Given task: What lines of the data include the string "code"? Copy them all.

Information given:
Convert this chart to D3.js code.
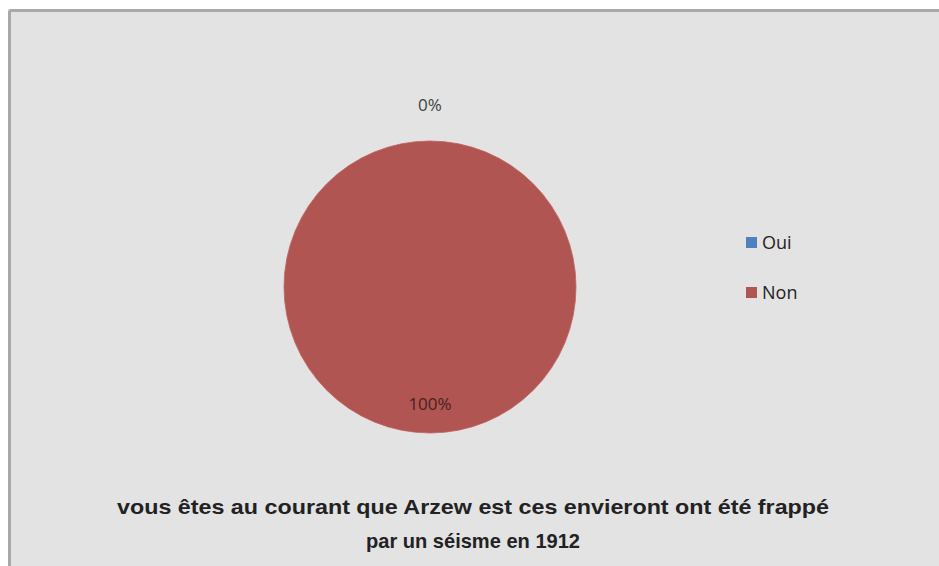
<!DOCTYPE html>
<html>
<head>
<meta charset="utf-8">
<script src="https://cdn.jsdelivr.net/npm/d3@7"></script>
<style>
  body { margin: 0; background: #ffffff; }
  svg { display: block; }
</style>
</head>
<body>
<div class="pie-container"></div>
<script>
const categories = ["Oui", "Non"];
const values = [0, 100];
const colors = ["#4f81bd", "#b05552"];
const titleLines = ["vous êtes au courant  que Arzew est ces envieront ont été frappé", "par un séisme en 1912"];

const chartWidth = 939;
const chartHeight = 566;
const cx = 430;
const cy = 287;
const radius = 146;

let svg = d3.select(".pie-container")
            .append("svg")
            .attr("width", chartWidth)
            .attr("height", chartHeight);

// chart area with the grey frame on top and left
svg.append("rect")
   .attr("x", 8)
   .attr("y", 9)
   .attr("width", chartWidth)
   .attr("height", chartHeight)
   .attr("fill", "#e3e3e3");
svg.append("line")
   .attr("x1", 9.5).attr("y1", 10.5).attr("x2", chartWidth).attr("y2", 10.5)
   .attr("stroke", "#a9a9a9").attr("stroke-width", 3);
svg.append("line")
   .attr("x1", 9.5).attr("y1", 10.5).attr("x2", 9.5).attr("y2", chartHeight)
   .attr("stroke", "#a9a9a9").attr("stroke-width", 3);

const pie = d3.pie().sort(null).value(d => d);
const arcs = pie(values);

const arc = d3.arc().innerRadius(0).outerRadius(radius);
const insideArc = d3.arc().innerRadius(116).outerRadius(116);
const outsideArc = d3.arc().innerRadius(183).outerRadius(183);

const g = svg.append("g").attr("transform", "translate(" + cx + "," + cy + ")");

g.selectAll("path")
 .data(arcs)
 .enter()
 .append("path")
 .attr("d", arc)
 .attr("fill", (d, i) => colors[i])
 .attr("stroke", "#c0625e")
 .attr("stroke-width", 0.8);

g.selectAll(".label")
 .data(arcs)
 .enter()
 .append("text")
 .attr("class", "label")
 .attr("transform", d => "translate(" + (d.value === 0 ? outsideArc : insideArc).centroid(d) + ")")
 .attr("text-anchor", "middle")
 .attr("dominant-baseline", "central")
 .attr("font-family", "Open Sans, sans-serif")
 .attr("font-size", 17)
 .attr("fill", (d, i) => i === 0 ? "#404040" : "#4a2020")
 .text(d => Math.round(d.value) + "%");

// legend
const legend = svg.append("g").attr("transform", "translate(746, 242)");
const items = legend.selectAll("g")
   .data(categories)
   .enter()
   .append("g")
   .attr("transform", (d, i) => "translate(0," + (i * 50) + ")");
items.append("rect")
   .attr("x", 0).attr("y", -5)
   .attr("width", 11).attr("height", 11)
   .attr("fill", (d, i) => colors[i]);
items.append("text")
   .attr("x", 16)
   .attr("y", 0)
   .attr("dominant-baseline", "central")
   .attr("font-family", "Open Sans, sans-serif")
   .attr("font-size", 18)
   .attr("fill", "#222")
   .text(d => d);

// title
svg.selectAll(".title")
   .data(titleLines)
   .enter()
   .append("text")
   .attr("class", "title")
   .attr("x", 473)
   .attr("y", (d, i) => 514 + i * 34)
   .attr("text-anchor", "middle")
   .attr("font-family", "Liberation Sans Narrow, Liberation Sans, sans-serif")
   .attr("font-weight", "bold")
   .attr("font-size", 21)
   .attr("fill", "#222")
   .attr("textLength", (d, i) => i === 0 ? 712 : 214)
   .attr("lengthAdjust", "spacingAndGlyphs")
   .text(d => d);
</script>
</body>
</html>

...

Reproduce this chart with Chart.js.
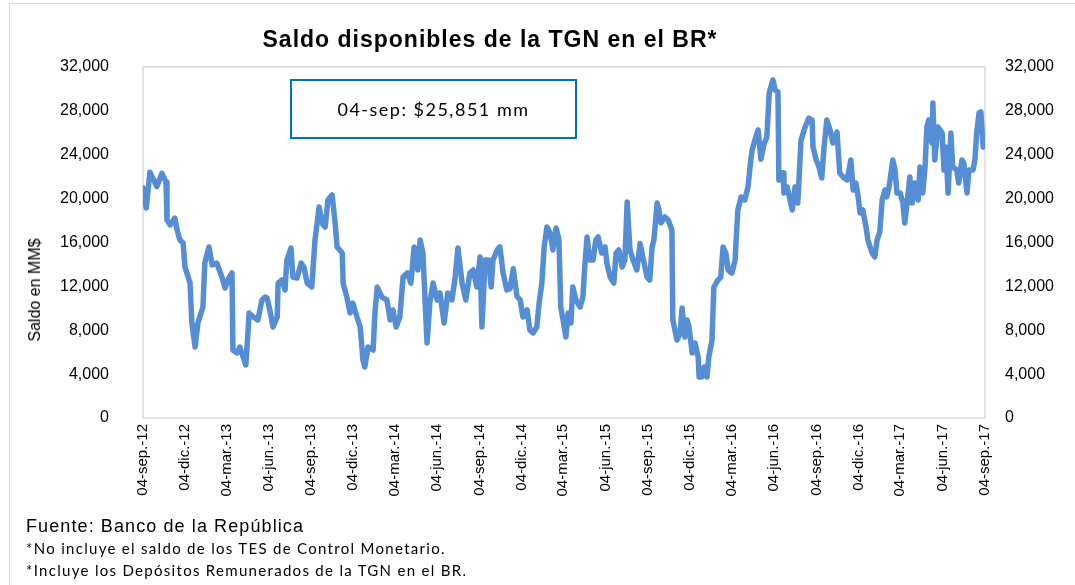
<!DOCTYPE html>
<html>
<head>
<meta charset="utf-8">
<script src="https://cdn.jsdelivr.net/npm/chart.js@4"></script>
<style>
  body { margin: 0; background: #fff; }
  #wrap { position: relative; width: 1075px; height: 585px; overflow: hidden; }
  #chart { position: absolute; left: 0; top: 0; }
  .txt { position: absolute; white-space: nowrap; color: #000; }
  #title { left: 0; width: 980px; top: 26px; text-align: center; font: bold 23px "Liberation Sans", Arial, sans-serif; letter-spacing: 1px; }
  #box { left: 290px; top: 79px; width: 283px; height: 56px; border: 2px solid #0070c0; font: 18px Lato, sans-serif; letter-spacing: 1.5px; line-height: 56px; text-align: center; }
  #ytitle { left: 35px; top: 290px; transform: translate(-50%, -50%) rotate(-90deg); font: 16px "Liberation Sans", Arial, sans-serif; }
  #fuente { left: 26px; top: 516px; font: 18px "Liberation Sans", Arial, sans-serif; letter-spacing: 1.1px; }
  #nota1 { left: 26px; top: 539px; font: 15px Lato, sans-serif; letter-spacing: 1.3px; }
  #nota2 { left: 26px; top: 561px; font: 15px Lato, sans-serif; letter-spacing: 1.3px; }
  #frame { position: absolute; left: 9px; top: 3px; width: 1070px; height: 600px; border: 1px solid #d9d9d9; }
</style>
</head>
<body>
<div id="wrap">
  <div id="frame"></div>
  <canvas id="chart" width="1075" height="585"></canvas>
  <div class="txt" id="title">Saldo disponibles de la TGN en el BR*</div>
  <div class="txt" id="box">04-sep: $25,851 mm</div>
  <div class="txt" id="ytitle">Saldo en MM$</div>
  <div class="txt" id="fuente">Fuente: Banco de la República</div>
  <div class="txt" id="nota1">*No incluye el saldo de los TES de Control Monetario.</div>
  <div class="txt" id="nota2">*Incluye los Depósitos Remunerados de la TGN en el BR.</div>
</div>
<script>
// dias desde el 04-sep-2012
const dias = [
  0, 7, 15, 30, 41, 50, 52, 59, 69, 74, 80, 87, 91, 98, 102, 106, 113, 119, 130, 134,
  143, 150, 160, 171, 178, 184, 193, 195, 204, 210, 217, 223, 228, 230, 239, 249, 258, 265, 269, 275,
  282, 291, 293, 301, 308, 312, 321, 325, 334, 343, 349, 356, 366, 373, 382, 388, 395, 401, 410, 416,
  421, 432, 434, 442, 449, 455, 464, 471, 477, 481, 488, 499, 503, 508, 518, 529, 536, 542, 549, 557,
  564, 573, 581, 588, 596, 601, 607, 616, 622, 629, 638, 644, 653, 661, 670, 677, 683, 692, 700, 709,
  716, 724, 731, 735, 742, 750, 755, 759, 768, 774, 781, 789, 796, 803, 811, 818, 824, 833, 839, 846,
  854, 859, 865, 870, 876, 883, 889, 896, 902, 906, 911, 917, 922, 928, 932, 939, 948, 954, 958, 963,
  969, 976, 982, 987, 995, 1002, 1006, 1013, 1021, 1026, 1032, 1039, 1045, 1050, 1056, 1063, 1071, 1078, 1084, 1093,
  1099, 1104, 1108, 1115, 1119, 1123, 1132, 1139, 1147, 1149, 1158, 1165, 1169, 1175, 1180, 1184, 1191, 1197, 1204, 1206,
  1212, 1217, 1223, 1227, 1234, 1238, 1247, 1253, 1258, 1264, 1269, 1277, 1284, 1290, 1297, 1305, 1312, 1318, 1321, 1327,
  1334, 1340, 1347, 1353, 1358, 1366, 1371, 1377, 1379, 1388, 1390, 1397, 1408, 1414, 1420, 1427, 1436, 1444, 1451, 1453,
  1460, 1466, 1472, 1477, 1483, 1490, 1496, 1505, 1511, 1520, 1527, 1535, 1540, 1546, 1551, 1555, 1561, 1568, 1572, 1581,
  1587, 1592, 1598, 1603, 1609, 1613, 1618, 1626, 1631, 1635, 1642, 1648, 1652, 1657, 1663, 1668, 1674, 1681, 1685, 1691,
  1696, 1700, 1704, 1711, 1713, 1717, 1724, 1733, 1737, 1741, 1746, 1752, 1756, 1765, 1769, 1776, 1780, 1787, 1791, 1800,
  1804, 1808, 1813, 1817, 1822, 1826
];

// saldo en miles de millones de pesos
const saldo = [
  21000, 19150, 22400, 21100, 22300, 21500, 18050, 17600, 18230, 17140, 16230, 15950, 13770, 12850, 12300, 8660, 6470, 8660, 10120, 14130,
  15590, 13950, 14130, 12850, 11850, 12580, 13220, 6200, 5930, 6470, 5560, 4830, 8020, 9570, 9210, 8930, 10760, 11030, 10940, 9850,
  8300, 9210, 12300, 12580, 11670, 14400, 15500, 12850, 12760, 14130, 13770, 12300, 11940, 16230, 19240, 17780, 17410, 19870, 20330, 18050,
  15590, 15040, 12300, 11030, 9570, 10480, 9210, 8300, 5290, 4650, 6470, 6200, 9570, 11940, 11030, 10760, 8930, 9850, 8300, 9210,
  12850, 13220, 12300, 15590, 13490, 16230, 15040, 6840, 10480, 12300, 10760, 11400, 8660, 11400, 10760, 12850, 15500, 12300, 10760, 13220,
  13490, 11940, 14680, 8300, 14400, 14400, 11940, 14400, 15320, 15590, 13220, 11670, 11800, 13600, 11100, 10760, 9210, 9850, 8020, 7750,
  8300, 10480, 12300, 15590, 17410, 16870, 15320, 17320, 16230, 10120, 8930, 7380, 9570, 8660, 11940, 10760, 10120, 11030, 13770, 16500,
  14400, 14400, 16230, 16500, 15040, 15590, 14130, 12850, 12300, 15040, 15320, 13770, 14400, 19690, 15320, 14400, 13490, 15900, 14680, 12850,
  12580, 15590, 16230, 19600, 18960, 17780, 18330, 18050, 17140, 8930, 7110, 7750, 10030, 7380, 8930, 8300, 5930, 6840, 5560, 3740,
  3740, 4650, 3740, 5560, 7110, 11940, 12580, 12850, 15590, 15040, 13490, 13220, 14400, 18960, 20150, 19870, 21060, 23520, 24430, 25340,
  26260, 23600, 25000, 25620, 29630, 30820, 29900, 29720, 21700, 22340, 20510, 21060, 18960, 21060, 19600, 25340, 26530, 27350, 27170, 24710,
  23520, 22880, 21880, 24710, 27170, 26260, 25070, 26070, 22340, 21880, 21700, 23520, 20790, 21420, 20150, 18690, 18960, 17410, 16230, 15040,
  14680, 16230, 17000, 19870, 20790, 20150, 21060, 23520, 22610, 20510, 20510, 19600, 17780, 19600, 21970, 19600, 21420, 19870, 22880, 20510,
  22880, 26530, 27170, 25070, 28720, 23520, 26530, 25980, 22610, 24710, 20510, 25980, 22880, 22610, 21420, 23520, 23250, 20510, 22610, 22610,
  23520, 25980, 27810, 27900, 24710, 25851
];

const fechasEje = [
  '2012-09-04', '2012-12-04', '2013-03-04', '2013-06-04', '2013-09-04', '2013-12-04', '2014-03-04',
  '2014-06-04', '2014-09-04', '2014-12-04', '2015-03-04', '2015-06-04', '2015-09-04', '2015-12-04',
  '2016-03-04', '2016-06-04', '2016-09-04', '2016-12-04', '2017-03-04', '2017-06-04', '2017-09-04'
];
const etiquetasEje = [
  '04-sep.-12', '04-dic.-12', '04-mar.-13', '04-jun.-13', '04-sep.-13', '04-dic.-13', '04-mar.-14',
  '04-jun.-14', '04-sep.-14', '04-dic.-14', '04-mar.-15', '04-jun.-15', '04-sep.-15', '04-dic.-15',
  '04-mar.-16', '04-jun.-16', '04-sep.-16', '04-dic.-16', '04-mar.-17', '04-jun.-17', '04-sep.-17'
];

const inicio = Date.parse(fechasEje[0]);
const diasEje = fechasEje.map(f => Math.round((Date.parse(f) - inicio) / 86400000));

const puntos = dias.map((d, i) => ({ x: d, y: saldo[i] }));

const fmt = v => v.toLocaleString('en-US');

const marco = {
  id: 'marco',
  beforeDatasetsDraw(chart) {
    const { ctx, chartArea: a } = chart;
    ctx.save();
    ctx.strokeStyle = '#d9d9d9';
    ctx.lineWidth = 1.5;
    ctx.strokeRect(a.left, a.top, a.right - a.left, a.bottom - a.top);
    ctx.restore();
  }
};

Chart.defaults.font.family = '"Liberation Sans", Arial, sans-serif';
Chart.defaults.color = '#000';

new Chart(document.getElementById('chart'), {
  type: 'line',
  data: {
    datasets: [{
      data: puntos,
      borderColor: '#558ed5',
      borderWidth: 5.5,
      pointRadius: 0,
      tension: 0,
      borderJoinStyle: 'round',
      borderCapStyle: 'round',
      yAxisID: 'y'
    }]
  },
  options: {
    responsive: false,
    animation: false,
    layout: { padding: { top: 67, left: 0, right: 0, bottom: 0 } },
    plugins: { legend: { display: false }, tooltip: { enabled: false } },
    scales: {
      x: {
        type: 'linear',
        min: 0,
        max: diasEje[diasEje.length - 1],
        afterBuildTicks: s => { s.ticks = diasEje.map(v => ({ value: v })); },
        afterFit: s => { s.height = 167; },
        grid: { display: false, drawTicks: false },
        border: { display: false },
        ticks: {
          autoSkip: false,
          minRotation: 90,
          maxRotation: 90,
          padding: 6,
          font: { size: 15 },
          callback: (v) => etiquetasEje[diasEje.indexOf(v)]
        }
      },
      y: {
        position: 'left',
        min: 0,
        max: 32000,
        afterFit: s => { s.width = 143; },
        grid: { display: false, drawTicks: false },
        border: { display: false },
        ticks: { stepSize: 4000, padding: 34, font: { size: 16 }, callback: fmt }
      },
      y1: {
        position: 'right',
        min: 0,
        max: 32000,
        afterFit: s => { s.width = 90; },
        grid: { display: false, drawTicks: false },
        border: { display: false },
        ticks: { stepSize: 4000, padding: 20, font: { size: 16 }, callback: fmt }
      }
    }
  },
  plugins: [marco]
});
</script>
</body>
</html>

---

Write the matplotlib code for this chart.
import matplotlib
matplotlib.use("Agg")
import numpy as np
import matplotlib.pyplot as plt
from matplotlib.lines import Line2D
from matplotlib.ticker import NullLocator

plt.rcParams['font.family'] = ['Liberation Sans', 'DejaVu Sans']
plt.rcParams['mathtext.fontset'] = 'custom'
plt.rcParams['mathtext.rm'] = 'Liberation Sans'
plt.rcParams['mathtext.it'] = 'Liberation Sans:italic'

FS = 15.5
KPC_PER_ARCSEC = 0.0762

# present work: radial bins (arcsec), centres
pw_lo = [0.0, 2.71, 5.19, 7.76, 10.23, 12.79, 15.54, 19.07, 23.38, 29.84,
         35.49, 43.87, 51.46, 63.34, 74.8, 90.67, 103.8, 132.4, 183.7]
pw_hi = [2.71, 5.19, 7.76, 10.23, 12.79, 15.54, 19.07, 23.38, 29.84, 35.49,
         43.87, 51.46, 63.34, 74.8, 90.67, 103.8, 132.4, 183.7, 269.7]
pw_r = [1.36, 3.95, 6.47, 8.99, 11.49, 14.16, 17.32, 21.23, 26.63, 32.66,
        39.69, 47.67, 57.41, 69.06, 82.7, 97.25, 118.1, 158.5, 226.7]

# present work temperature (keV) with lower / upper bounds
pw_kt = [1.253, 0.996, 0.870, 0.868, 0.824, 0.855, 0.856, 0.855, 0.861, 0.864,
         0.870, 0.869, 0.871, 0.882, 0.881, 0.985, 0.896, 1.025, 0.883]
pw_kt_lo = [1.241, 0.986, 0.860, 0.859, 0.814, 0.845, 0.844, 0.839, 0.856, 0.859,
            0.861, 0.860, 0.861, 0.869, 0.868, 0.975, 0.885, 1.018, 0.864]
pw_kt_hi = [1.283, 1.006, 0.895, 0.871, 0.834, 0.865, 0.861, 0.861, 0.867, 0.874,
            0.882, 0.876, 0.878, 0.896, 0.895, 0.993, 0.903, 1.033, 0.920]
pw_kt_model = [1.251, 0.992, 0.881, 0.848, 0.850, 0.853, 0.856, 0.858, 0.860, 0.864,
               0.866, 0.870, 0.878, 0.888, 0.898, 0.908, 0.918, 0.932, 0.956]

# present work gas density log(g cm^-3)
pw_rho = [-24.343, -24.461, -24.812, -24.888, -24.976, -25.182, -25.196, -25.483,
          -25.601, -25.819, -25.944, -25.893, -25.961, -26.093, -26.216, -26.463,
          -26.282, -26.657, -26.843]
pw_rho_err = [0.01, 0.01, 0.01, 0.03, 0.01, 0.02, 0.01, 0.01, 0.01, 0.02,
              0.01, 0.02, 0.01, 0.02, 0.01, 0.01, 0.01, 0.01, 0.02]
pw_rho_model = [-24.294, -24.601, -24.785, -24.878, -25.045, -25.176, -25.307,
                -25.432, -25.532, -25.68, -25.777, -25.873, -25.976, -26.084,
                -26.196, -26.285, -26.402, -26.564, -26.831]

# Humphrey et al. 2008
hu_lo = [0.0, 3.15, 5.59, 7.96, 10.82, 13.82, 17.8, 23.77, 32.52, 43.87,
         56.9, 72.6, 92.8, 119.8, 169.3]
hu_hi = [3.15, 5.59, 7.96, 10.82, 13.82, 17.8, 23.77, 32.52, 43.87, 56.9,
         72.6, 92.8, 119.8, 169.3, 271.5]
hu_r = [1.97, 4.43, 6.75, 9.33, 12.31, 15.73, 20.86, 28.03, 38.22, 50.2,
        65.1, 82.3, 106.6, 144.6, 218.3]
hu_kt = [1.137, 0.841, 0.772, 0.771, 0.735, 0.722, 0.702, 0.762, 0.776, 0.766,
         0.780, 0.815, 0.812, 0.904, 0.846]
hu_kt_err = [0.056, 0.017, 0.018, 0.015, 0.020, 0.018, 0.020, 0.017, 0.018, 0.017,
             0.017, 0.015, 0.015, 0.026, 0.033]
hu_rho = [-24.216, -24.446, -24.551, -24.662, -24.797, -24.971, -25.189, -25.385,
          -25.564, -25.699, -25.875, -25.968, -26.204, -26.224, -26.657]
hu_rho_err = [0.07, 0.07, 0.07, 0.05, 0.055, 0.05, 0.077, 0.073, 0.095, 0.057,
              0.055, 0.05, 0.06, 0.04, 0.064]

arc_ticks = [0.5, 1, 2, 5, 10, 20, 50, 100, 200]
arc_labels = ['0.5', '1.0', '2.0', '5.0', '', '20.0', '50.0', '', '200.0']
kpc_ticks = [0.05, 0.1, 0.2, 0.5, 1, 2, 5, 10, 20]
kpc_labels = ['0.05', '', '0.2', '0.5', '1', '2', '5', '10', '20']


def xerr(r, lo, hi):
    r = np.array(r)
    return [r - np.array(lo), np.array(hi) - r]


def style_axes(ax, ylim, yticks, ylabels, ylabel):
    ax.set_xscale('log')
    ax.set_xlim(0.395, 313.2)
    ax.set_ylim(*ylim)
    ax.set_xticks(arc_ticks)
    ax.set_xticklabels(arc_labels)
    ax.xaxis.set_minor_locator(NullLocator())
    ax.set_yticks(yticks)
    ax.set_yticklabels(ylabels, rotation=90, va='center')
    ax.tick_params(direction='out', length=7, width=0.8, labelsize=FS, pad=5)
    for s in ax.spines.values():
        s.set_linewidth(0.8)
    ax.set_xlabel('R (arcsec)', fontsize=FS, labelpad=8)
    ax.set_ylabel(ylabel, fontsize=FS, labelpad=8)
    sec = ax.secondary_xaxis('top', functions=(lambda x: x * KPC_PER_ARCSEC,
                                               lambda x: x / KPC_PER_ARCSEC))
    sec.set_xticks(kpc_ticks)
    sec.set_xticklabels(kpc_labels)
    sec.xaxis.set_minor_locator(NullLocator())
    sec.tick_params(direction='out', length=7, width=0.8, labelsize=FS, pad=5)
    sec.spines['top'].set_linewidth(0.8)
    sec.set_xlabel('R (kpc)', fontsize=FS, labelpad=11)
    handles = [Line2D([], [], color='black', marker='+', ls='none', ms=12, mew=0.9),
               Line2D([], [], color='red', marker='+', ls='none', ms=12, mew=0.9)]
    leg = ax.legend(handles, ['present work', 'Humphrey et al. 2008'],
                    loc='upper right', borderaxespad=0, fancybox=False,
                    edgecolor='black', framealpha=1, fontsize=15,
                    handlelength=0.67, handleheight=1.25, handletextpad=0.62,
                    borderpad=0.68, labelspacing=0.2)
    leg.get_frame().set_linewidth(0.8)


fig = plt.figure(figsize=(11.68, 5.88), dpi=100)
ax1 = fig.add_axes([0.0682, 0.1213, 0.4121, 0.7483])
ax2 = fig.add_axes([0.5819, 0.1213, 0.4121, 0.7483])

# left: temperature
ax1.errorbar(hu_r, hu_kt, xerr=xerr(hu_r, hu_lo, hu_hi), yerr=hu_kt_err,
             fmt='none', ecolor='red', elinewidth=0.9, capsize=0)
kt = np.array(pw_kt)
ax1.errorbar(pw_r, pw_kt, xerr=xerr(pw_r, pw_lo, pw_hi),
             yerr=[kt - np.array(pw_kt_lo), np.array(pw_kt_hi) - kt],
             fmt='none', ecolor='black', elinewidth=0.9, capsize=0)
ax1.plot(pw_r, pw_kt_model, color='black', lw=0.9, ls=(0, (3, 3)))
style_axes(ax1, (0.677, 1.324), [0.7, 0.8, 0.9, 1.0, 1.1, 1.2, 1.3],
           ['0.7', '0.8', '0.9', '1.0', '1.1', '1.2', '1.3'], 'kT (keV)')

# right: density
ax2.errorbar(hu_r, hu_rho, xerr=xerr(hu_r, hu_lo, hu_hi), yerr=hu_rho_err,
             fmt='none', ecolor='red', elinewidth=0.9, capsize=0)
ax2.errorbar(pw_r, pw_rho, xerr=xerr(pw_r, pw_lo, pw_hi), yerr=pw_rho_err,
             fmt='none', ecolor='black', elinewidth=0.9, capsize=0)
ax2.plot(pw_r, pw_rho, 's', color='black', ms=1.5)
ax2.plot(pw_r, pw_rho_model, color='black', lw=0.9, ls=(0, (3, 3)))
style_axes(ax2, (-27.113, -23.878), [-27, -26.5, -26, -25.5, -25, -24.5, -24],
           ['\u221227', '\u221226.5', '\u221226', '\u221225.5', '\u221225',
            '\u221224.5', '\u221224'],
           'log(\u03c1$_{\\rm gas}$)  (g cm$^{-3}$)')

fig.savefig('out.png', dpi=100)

Problem solution:
Convert this chart to D3.js code.
Write the matplotlib code for this chart.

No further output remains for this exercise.